KENNEDY: That was my first real introduction to working with John. I had been around obviously for Raiders of the Lost Arc. But I was intimately involved on [E.T.]. I was on the scoring stage all the time, the dubbing stage all the time. To this day, it’s my favorite thing to do. How great is it to go sit in a room and basically have your own concert for two weeks? There’s nothing better. It’s fantastic. He’s the most generous, wonderful sweet, accessible man. Ironically, Frank and I have spent a lot of time with John because Frank’s family goes way back in the music business. Everybody in his family is and was in music and his father was a composer and a jazz guitar player. Frank’s father, John Williams and Alan Bergman were all in the army band together. So that was this wild connection early in this process.

What professional lessons did you learn from working on E.T.?

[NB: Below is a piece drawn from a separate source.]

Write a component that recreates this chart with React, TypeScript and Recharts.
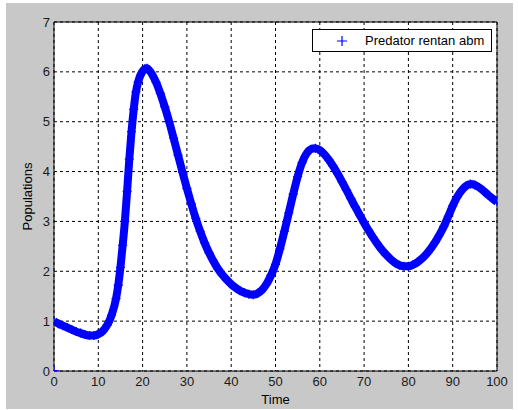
import React from 'react';
import { ComposedChart, Line, Scatter, XAxis, YAxis, CartesianGrid, ReferenceLine, Legend } from 'recharts';

const times = [0,1,2,3,4,5,6,7,8,9,10,11,12,13,14,14.5,15,15.5,16,16.5,17,17.5,18,18.5,19,19.5,20,20.5,21,21.5,22,23,24,25,26,27,28,29,30,31,32,33,34,35,36,37,38,39,40,41,42,43,44,45,46,47,48,49,50,51,52,53,54,55,56,57,58,59,60,61,62,63,64,65,66,67,68,69,70,71,72,73,74,75,76,77,78,79,80,81,82,83,84,85,86,87,88,89,90,91,92,93,94,95,96,97,98,99,100];
const predator = [1.0,0.95,0.91,0.87,0.83,0.79,0.76,0.73,0.71,0.71,0.74,0.8,0.92,1.12,1.45,1.72,2.08,2.52,3.0,3.6,4.25,4.8,5.25,5.6,5.8,5.93,6.01,6.06,6.07,6.03,5.97,5.8,5.57,5.3,5.0,4.67,4.33,3.99,3.66,3.35,3.06,2.8,2.57,2.37,2.2,2.05,1.93,1.83,1.74,1.67,1.61,1.57,1.54,1.53,1.56,1.63,1.75,1.92,2.14,2.45,2.8,3.17,3.55,3.9,4.18,4.36,4.45,4.47,4.43,4.35,4.24,4.11,3.96,3.8,3.63,3.46,3.29,3.13,2.97,2.82,2.68,2.55,2.43,2.33,2.24,2.17,2.12,2.1,2.1,2.13,2.18,2.25,2.34,2.45,2.58,2.73,2.9,3.1,3.31,3.49,3.62,3.71,3.75,3.73,3.68,3.61,3.53,3.46,3.39];
const originPoint = [{ t: 0, y: 0 }];
const xTicks = [0,10,20,30,40,50,60,70,80,90,100];
const yTicks = [0,1,2,3,4,5,6,7];
const seriesName = 'Predator rentan abm';

const data = times.map((t, i) => ({ t, y: predator[i] }));

const BLUE = '#0000ff';
const FONT = '"Liberation Sans", Arial, sans-serif';

const Plus = (props: any) => {
  const { cx, cy, index } = props;
  if (cx == null || cy == null) return null;
  return <path key={`p-${index}`} d={`M${cx - 4.5},${cy}h9M${cx},${cy - 4.5}v9`} stroke={BLUE} strokeWidth={1.3} fill="none" />;
};

const LegendBox = () => (
  <div style={{ width: 178, height: 21, border: '1px solid #000', background: '#fff', position: 'relative', fontFamily: FONT, fontSize: 13, color: '#000' }}>
    <svg width={12} height={12} style={{ position: 'absolute', left: 23, top: 5 }}>
      <path d="M1,6h10M6,1v10" stroke={BLUE} strokeWidth={1.2} />
    </svg>
    <span style={{ position: 'absolute', left: 52, top: 3, whiteSpace: 'nowrap' }}>{seriesName}</span>
  </div>
);

export default function App() {
  return (
    <div style={{ position: 'absolute', left: 0, top: 0, width: 518, height: 410, background: '#fff' }}>
      <div style={{ position: 'absolute', left: 6, top: 3, width: 507, height: 406, background: '#c8c8c8' }} />
      <div style={{ position: 'absolute', left: 0, top: 0 }}>
        <ComposedChart width={518} height={410} data={data} margin={{ top: 22, right: 21, bottom: 0, left: 0 }}>
          <CartesianGrid fill="#fff" stroke="#000" strokeDasharray="3 3" />
          <XAxis
            dataKey="t"
            type="number"
            domain={[0, 100]}
            ticks={xTicks}
            height={39}
            tickSize={0}
            tickMargin={6}
            axisLine={{ stroke: '#000' }}
            tick={{ fill: '#1a1a1a', fontSize: 13, fontFamily: FONT }}
            label={{ value: 'Time', position: 'insideBottom', offset: 6, fill: '#000', fontSize: 13, fontFamily: FONT }}
            allowDataOverflow
          />
          <YAxis
            type="number"
            domain={[0, 7]}
            ticks={yTicks}
            width={54}
            tickSize={0}
            tickMargin={4}
            axisLine={{ stroke: '#000' }}
            tick={{ fill: '#1a1a1a', fontSize: 13, fontFamily: FONT }}
            label={{ value: 'Populations', angle: -90, position: 'center', fill: '#000', fontSize: 13, fontFamily: FONT }}
            allowDataOverflow
          />
          <ReferenceLine y={7} stroke="#000" />
          <ReferenceLine x={100} stroke="#000" />
          <Legend
            layout="vertical"
            align="center"
            verticalAlign="middle"
            content={() => <LegendBox />}
            wrapperStyle={{ position: 'absolute', left: 312, top: 29, width: 180, height: 23 }}
          />
          <Line
            dataKey="y"
            name={seriesName}
            type="monotone"
            stroke={BLUE}
            strokeWidth={8}
            dot={Plus}
            activeDot={false}
            isAnimationActive={false}
          />
          <Scatter
            data={originPoint}
            dataKey="y"
            fill={BLUE}
            shape={(p: any) => <path d={`M${p.cx - 5},${p.cy}h10M${p.cx},${p.cy - 5}v10`} stroke={BLUE} strokeWidth={1.3} />}
            isAnimationActive={false}
            legendType="none"
          />
        </ComposedChart>
      </div>
    </div>
  );
}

THOMAS: I still feel the same way when I go to work. Except I feel more confident. I’m less confused than I was most of the time.

How has your process changed from being a child actor to adulthood?

THOMAS: A lot – because there’s a process now. The one thing I’ve always done is to try not to overcomplicate anything. I didn’t do that when I was a kid. I just tried to take everything head on and through the least amount of filters as I could to serve the performance. And I think I still do that. I probably complicate things unnecessarily now just to give the illusion of professionalism.

Has having such a high-profile role helped or hindered your career?

THOMAS: It’s only helped really. The only obstacle that I see from it is that sometimes people say “Oh you’re the guy from E.T. Now I have you classified, I’m going to move onto this guy”. But some people are wired that way. They’re not going to get around that. And you always get that as an actor. Many times you walk into a room and people have already made up their minds. But it’s always good to have something great associated with you.

KENNEDY: I can still vividly remember the scene Henry was in that made us say ‘He’s Elliott”. I bring that up because he was such a good actor. You were in Raggedy Man and you’re yelling at Sissy Spacek and you say, “You’re not a mother, you’re a telephone operator.” I remember Steven and I watching that scene and going “Wow.” And we immediately brought you in and you were so good.

Where is the actual physical manifestation of E.T. now?

KENNEDY: Well – he’s gone… there’s no way to keep him. All that disintegrates. So what we do is we keep the molds, the original molds. Even the touching of that material with your hands, the oil on your hands contributes to the gradual [decay]. ILM has actually taken stuff out of the molds and treated it in a way that can maintain [the material]. They’ve got the bike. Some matte paintings. There’s one matte painting I told George I’d really like to steal. It sounds so simple – it looks like a piece of modern art. It’s this huge painting and it’s the city lights when E.T.’s up on the hill and he looks down… It’s fantastic. So simple… Just great.

E.T. hits Blu-ray for the first time October 9th.